Output the material exactly, but drop every image it holds.

◆ **DATA EXCERPT**:
--------------------------------------------------

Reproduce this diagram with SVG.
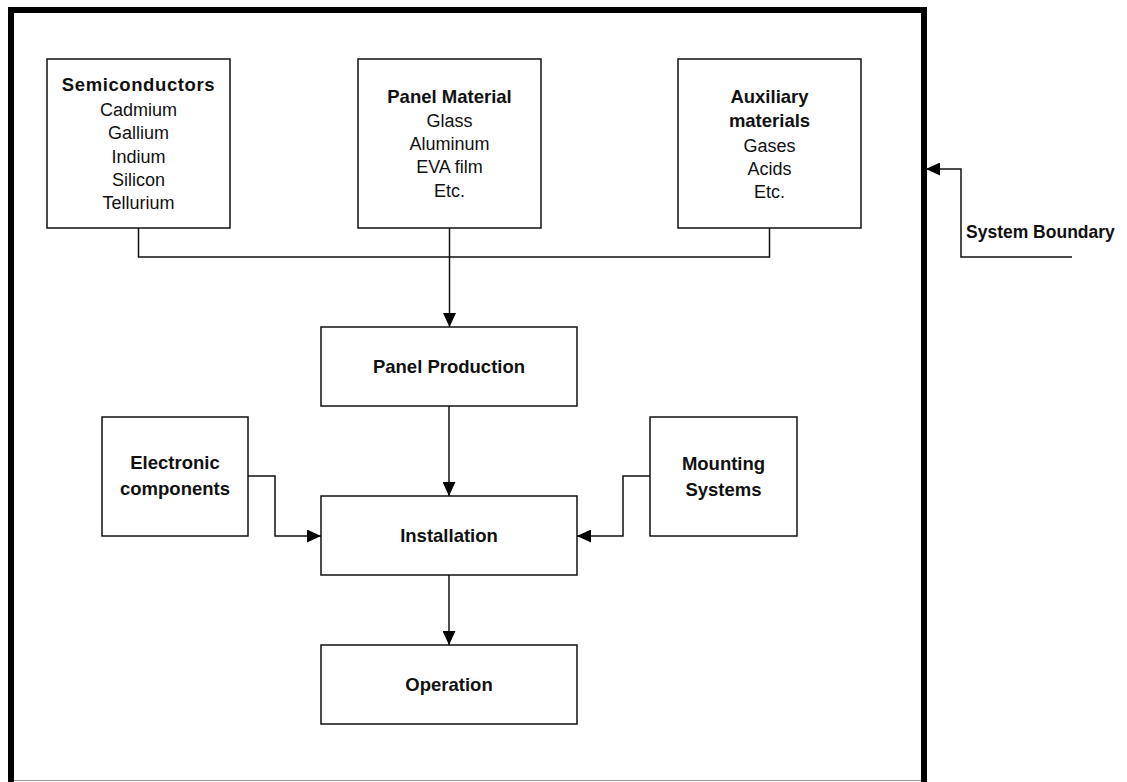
<svg xmlns="http://www.w3.org/2000/svg" width="1127" height="782" viewBox="0 0 1127 782">
  <style>
    .box { fill: #ffffff; stroke: #111111; stroke-width: 1.5; }
    .wire { fill: none; stroke: #111111; stroke-width: 1.5; }
    .title { font-family: "Liberation Sans", Arial, sans-serif; font-weight: bold; font-size: 18.5px; fill: #111111; text-anchor: middle; }
    .item { font-family: "Liberation Sans", Arial, sans-serif; font-size: 18px; fill: #111111; text-anchor: middle; }
    .label { font-family: "Liberation Sans", Arial, sans-serif; font-weight: bold; font-size: 17.5px; fill: #111111; }
  </style>
  <defs>
    <marker id="arrow" viewBox="0 0 14 13" refX="14" refY="6.5" markerWidth="14" markerHeight="13" markerUnits="userSpaceOnUse" orient="auto">
      <path d="M0,0 L14,6.5 L0,13 Z" fill="#000000"/>
    </marker>
  </defs>

  <rect width="1127" height="782" fill="#ffffff"/>

  <!-- system boundary frame -->
  <g id="boundary">
    <rect x="11" y="10" width="913" height="790" fill="none" stroke="#000000" stroke-width="6"/>
    <line x1="14" y1="780.5" x2="921" y2="780.5" stroke="#999999" stroke-width="1"/>
  </g>

  <g id="semiconductors">
    <rect class="box" x="47" y="59" width="183" height="169"/>
    <text class="title" x="138.5" y="91" letter-spacing="0.6">Semiconductors</text>
    <text class="item" x="138.5" y="116">Cadmium</text>
    <text class="item" x="138.5" y="139.3">Gallium</text>
    <text class="item" x="138.5" y="162.6">Indium</text>
    <text class="item" x="138.5" y="185.9">Silicon</text>
    <text class="item" x="138.5" y="209.2">Tellurium</text>
  </g>

  <g id="panel-material">
    <rect class="box" x="358" y="59" width="183" height="169"/>
    <text class="title" x="449.5" y="103.3">Panel Material</text>
    <text class="item" x="449.5" y="126.7">Glass</text>
    <text class="item" x="449.5" y="150">Aluminum</text>
    <text class="item" x="449.5" y="173.3">EVA film</text>
    <text class="item" x="449.5" y="196.7">Etc.</text>
  </g>

  <g id="auxiliary-materials">
    <rect class="box" x="678" y="59" width="183" height="169"/>
    <text class="title" x="769.5" y="103.3">Auxiliary</text>
    <text class="title" x="769.5" y="127.3">materials</text>
    <text class="item" x="769.5" y="151.5">Gases</text>
    <text class="item" x="769.5" y="175">Acids</text>
    <text class="item" x="769.5" y="198.3">Etc.</text>
  </g>

  <g id="panel-production">
    <rect class="box" x="321" y="327" width="256" height="79"/>
    <text class="title" x="449" y="373">Panel Production</text>
  </g>

  <g id="electronic-components">
    <rect class="box" x="102" y="417" width="146" height="119"/>
    <text class="title" x="175" y="469.3">Electronic</text>
    <text class="title" x="175" y="495">components</text>
  </g>

  <g id="installation">
    <rect class="box" x="321" y="496" width="256" height="79"/>
    <text class="title" x="449" y="542">Installation</text>
  </g>

  <g id="mounting-systems">
    <rect class="box" x="650" y="417" width="147" height="119"/>
    <text class="title" x="723.5" y="470">Mounting</text>
    <text class="title" x="723.5" y="496">Systems</text>
  </g>

  <g id="operation">
    <rect class="box" x="321" y="645" width="256" height="79"/>
    <text class="title" x="449" y="691">Operation</text>
  </g>

  <g id="boundary-label">
    <text class="label" x="966" y="238">System Boundary</text>
  </g>

  <!-- connectors -->
  <g id="connectors">
    <polyline class="wire" points="138.5,228 138.5,257 769.5,257 769.5,228"/>
    <line class="wire" x1="449.5" y1="228" x2="449.5" y2="327" marker-end="url(#arrow)"/>
    <line class="wire" x1="449" y1="406" x2="449" y2="496" marker-end="url(#arrow)"/>
    <line class="wire" x1="449" y1="575" x2="449" y2="645" marker-end="url(#arrow)"/>
    <polyline class="wire" points="248,476 275,476 275,536 321,536" marker-end="url(#arrow)"/>
    <polyline class="wire" points="650,476 623,476 623,536 577,536" marker-end="url(#arrow)"/>
    <polyline class="wire" points="1072,257 961,257 961,169 926,169" marker-end="url(#arrow)"/>
  </g>
</svg>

--------------------------------------------------

◆ **TASK SOLUTION**:
Reproduce this diagram with SVG.
<svg xmlns="http://www.w3.org/2000/svg" width="1127" height="782" viewBox="0 0 1127 782">
  <style>
    .box { fill: #ffffff; stroke: #111111; stroke-width: 1.5; }
    .wire { fill: none; stroke: #111111; stroke-width: 1.5; }
    .title { font-family: "Liberation Sans", Arial, sans-serif; font-weight: bold; font-size: 18.5px; fill: #111111; text-anchor: middle; }
    .item { font-family: "Liberation Sans", Arial, sans-serif; font-size: 18px; fill: #111111; text-anchor: middle; }
    .label { font-family: "Liberation Sans", Arial, sans-serif; font-weight: bold; font-size: 17.5px; fill: #111111; }
  </style>
  <defs>
    <marker id="arrow" viewBox="0 0 14 13" refX="14" refY="6.5" markerWidth="14" markerHeight="13" markerUnits="userSpaceOnUse" orient="auto">
      <path d="M0,0 L14,6.5 L0,13 Z" fill="#000000"/>
    </marker>
  </defs>

  <rect width="1127" height="782" fill="#ffffff"/>

  <!-- system boundary frame -->
  <g id="boundary">
    <rect x="11" y="10" width="913" height="790" fill="none" stroke="#000000" stroke-width="6"/>
    <line x1="14" y1="780.5" x2="921" y2="780.5" stroke="#999999" stroke-width="1"/>
  </g>

  <g id="semiconductors">
    <rect class="box" x="47" y="59" width="183" height="169"/>
    <text class="title" x="138.5" y="91" letter-spacing="0.6">Semiconductors</text>
    <text class="item" x="138.5" y="116">Cadmium</text>
    <text class="item" x="138.5" y="139.3">Gallium</text>
    <text class="item" x="138.5" y="162.6">Indium</text>
    <text class="item" x="138.5" y="185.9">Silicon</text>
    <text class="item" x="138.5" y="209.2">Tellurium</text>
  </g>

  <g id="panel-material">
    <rect class="box" x="358" y="59" width="183" height="169"/>
    <text class="title" x="449.5" y="103.3">Panel Material</text>
    <text class="item" x="449.5" y="126.7">Glass</text>
    <text class="item" x="449.5" y="150">Aluminum</text>
    <text class="item" x="449.5" y="173.3">EVA film</text>
    <text class="item" x="449.5" y="196.7">Etc.</text>
  </g>

  <g id="auxiliary-materials">
    <rect class="box" x="678" y="59" width="183" height="169"/>
    <text class="title" x="769.5" y="103.3">Auxiliary</text>
    <text class="title" x="769.5" y="127.3">materials</text>
    <text class="item" x="769.5" y="151.5">Gases</text>
    <text class="item" x="769.5" y="175">Acids</text>
    <text class="item" x="769.5" y="198.3">Etc.</text>
  </g>

  <g id="panel-production">
    <rect class="box" x="321" y="327" width="256" height="79"/>
    <text class="title" x="449" y="373">Panel Production</text>
  </g>

  <g id="electronic-components">
    <rect class="box" x="102" y="417" width="146" height="119"/>
    <text class="title" x="175" y="469.3">Electronic</text>
    <text class="title" x="175" y="495">components</text>
  </g>

  <g id="installation">
    <rect class="box" x="321" y="496" width="256" height="79"/>
    <text class="title" x="449" y="542">Installation</text>
  </g>

  <g id="mounting-systems">
    <rect class="box" x="650" y="417" width="147" height="119"/>
    <text class="title" x="723.5" y="470">Mounting</text>
    <text class="title" x="723.5" y="496">Systems</text>
  </g>

  <g id="operation">
    <rect class="box" x="321" y="645" width="256" height="79"/>
    <text class="title" x="449" y="691">Operation</text>
  </g>

  <g id="boundary-label">
    <text class="label" x="966" y="238">System Boundary</text>
  </g>

  <!-- connectors -->
  <g id="connectors">
    <polyline class="wire" points="138.5,228 138.5,257 769.5,257 769.5,228"/>
    <line class="wire" x1="449.5" y1="228" x2="449.5" y2="327" marker-end="url(#arrow)"/>
    <line class="wire" x1="449" y1="406" x2="449" y2="496" marker-end="url(#arrow)"/>
    <line class="wire" x1="449" y1="575" x2="449" y2="645" marker-end="url(#arrow)"/>
    <polyline class="wire" points="248,476 275,476 275,536 321,536" marker-end="url(#arrow)"/>
    <polyline class="wire" points="650,476 623,476 623,536 577,536" marker-end="url(#arrow)"/>
    <polyline class="wire" points="1072,257 961,257 961,169 926,169" marker-end="url(#arrow)"/>
  </g>
</svg>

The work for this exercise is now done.